Kendine güvenen ve ebedî zanneden mağrur insan, zevale mahkûmdur; sür’atle gidiyor. Hane-i insan olan dünya ise, zulümat-ı ademe sukut eder. Emeller bekasız, elemler ruhta bâkî kalır.
......
Madem hakikat böyledir; gel, ey hayata çok müştak ve ömre çok talip ve dünyaya çok âşık ve hadsiz emellerle ve elemlerle mübtelâ bedbaht nefsim! Uyan, aklını başına al! Nasıl ki yıldız böceği, kendi ışıkçığına itimad eder, gecenin hadsiz zulümatında kalır; bal arısı kendine güvenmediği için gündüzün güneşini bulur, bütün dostları olan çiçekleri, güneşin ziyasıyla yaldızlanmış müşahede eder; öyle de, kendine, vücuduna ve enaniyetine dayansan, yıldız böceği gibi olursun. Eğer sen, fânî vücudunu, o vücudu sana veren Hâlık’ın yolunda feda etsen, bal arısı gibi olursun, hadsiz bir nur-u vücut bulursun. Hem feda et; çünkü şu vücut sende vedia ve emanettir.
......
Hem Onun mülküdür, hem O vermiştir. Öyle ise, minnet etmeyerek ve çekinmeyerek fenâ et, feda et; tâ beka bulsun. Çünkü nefy-i nefiy ispattır. Yani, yok, yok ise, o vardır; yok, yok olsa, var olur.
......
Hâlık-ı Kerîm, kendi mülkünü senden satın alıyor. Cennet gibi büyük bir fiyatı verir. Hem o mülkü senin için güzelce muhafaza ediyor, kıymetini yükselttiriyor; yine sana hem bâkî, hem mükemmel bir surette verecektir. Öyle ise, ey nefsim, hiç durma!

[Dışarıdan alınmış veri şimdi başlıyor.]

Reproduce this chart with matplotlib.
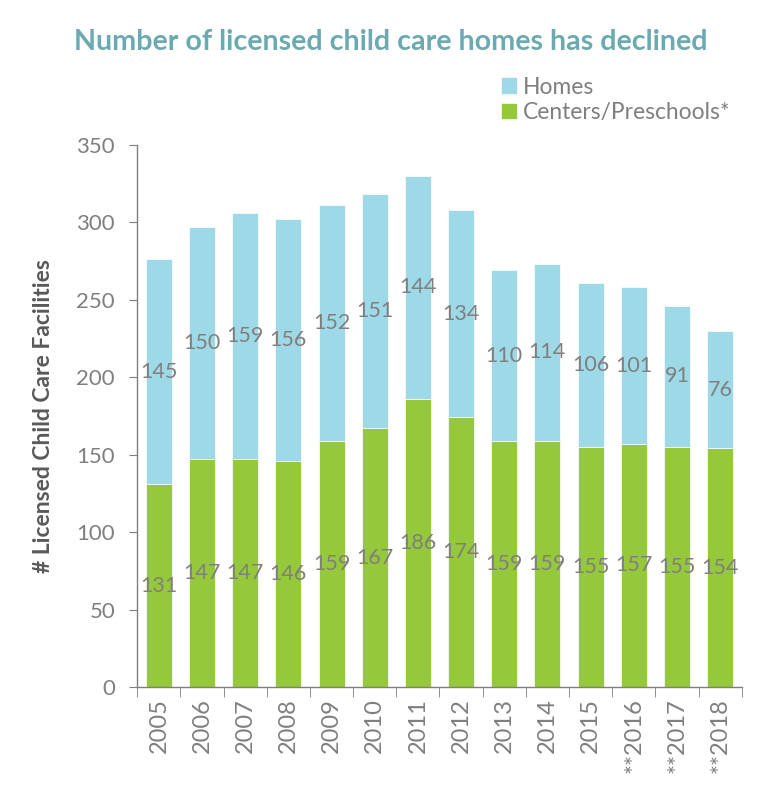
import matplotlib
matplotlib.use("Agg")
import matplotlib.pyplot as plt
import numpy as np
from matplotlib.patches import Patch

years = ["2005", "2006", "2007", "2008", "2009", "2010", "2011", "2012",
         "2013", "2014", "2015", "**2016", "**2017", "**2018"]
centers = [131, 147, 147, 146, 159, 167, 186, 174, 159, 159, 155, 157, 155, 154]
homes = [145, 150, 159, 156, 152, 151, 144, 134, 110, 114, 106, 101, 91, 76]

plt.rcParams['font.family'] = ['Lato', 'DejaVu Sans']
GRAY = "#7f7f7f"
C_HOMES = "#9dd9e6"
C_CENT = "#96c83c"

fig = plt.figure(figsize=(7.67, 7.96), dpi=100)
ax = fig.add_axes([0.179, 0.137, 0.788, 0.681])

x = np.arange(len(years))
ax.bar(x, centers, width=0.6, color=C_CENT, edgecolor="white", linewidth=0.5)
ax.bar(x, homes, bottom=centers, width=0.6, color=C_HOMES, edgecolor="white", linewidth=0.5)

for i in range(len(years)):
    ax.text(x[i], centers[i] / 2, str(centers[i]), ha="center", va="center",
            fontsize=15.5, color=GRAY)
    ax.text(x[i], centers[i] + homes[i] / 2, str(homes[i]), ha="center", va="center",
            fontsize=15.5, color=GRAY)

ax.set_xlim(-0.5, len(years) - 0.5)
ax.set_ylim(0, 350)
ax.set_yticks(np.arange(0, 351, 50))
ax.tick_params(axis="y", labelsize=16, colors=GRAY, length=6, direction="out", pad=10)
ax.set_xticks(x)
ax.set_xticklabels(years, rotation=90, fontsize=17, color=GRAY)
ax.tick_params(axis="x", length=0, pad=8)
ax.set_xticks(np.arange(-0.5, len(years), 1), minor=True)
ax.tick_params(axis="x", which="minor", length=7, color=GRAY)

for s in ["top", "right"]:
    ax.spines[s].set_visible(False)
for s in ["left", "bottom"]:
    ax.spines[s].set_color(GRAY)
    ax.spines[s].set_linewidth(1)

ax.set_ylabel("# Licensed Child Care Facilities", fontsize=16.5, fontweight="bold",
              color="#595959", labelpad=16)

handles = [Patch(color=C_HOMES, label="Homes"),
           Patch(color=C_CENT, label="Centers/Preschools*")]
leg = fig.legend(handles=handles, loc="upper left", bbox_to_anchor=(0.64, 0.918),
                 frameon=False, fontsize=16.4, handlelength=0.6, handleheight=0.6,
                 handletextpad=0.3, labelspacing=0.2, borderpad=0)
for t in leg.get_texts():
    t.set_color(GRAY)

fig.text(0.509, 0.947, "Number of licensed child care homes has declined",
         ha="center", va="center", fontsize=20.6, fontweight="bold", color="#6aaab0")

fig.savefig("out.png", dpi=100)
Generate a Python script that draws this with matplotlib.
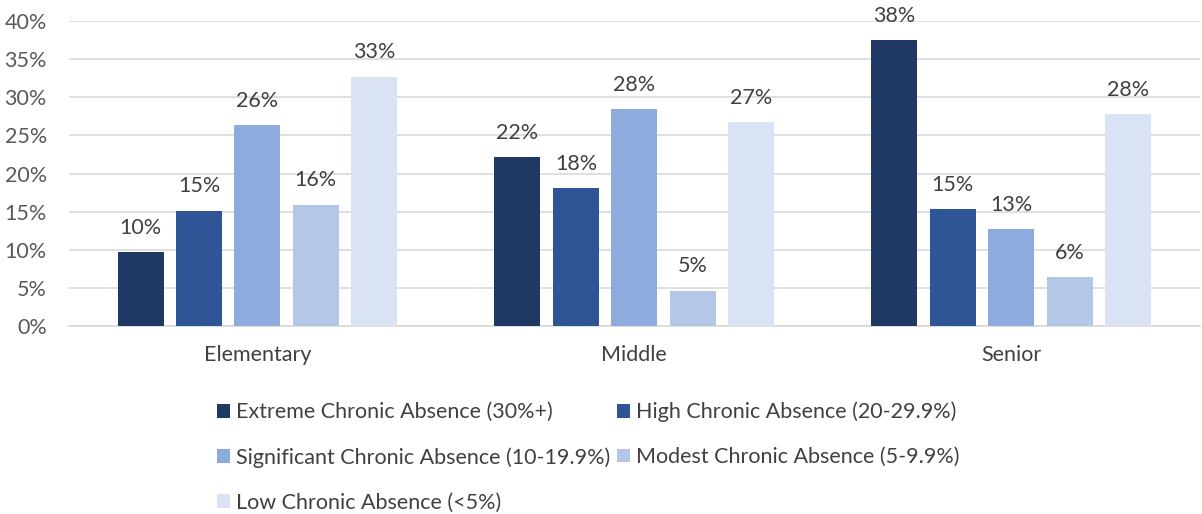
import matplotlib
matplotlib.use("Agg")
import matplotlib.pyplot as plt
import numpy as np
from matplotlib.patches import Patch

categories = ["Elementary", "Middle", "Senior"]
series_names = [
    "Extreme Chronic Absence (30%+)",
    "High Chronic Absence (20-29.9%)",
    "Significant Chronic Absence (10-19.9%)",
    "Modest Chronic Absence (5-9.9%)",
    "Low Chronic Absence (<5%)",
]
extreme = [9.7, 22.1, 37.5]
high = [15.1, 18.1, 15.3]
significant = [26.3, 28.4, 12.7]
modest = [15.9, 4.6, 6.4]
low = [32.7, 26.7, 27.8]
yticks = [0, 5, 10, 15, 20, 25, 30, 35, 40]

series = [extreme, high, significant, modest, low]
colors = ["#203864", "#2F5597", "#8FAADC", "#B4C7E7", "#DAE3F3"]

plt.rcParams['font.family'] = ['Lato', 'DejaVu Sans']
FS = 15.5

fig = plt.figure(figsize=(12.02, 5.14), dpi=100)
ax = fig.add_axes([0.0574, 1 - 326/514, 0.9406, (326 - 21)/514])

x = np.arange(len(categories))
bw = 0.122
step = 0.155
for i, (vals, c, name) in enumerate(zip(series, colors, series_names)):
    pos = x + (i - 2) * step
    ax.bar(pos, vals, width=bw, color=c, label=name, zorder=3)
    for p, v in zip(pos, vals):
        ax.text(p, v + 1.9, f"{v:.0f}%", ha="center", va="bottom",
                fontsize=FS, color="#404040")

ax.set_xlim(-0.5, 2.5)
ax.set_ylim(0, 40)
ax.set_yticks(yticks)
ax.set_yticklabels([f"{t}%" for t in yticks], fontsize=FS, color="#595959")
ax.set_xticks(x)
ax.set_xticklabels(categories, fontsize=FS, color="#404040")
ax.tick_params(axis="both", length=0)
ax.tick_params(axis="y", pad=16)
ax.tick_params(axis="x", pad=14)
ax.grid(axis="y", color="#D9D9D9", linewidth=1.2, zorder=0)
for s in ["top", "right", "left"]:
    ax.spines[s].set_visible(False)
ax.spines["bottom"].set_color("#D9D9D9")
ax.spines["bottom"].set_linewidth(1.2)

order = [0, 2, 4, 1, 3]
handles = [Patch(facecolor=colors[i]) for i in order]
labels = [series_names[i] for i in order]
fig.legend(handles, labels, ncol=2, loc="upper left",
           bbox_to_anchor=(206/1202, 1 - 391/514), frameon=False,
           fontsize=FS, labelcolor="#404040", handlelength=0.6,
           handleheight=0.6, handletextpad=0.3, columnspacing=0.3,
           labelspacing=1.15, borderpad=0)

fig.savefig("out.png", dpi=100)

Birbiri içinde beş kârlı bu ticareti yap; tâ beş hasaretten kurtulup, beş rıbhı birden kazanasın.
Sözler, s. 243
LÛGATÇE:
beka: sonsuzluk, devamlılık.
enaniyet: benlik.
güzeran-ı hayat: geçip giden hayat.
Hâlık: yaratan, Allah.
hayat-ı dünyeviye: dünya hayatı.
nefy-i nefiy ispattır: bir şeyin yokluğunun olmaması varlığının ispatıdır.
rıbh: kazanç, kâr.
sukut etmek: düşmek.
vedia: emanet.
zayi etmek: kaybetmek.
zevale mahkûm olmak: yok olmaktan kurtulamamak.
ziya: ışık.
zulümat-ı adem: yokluk karanlıkları.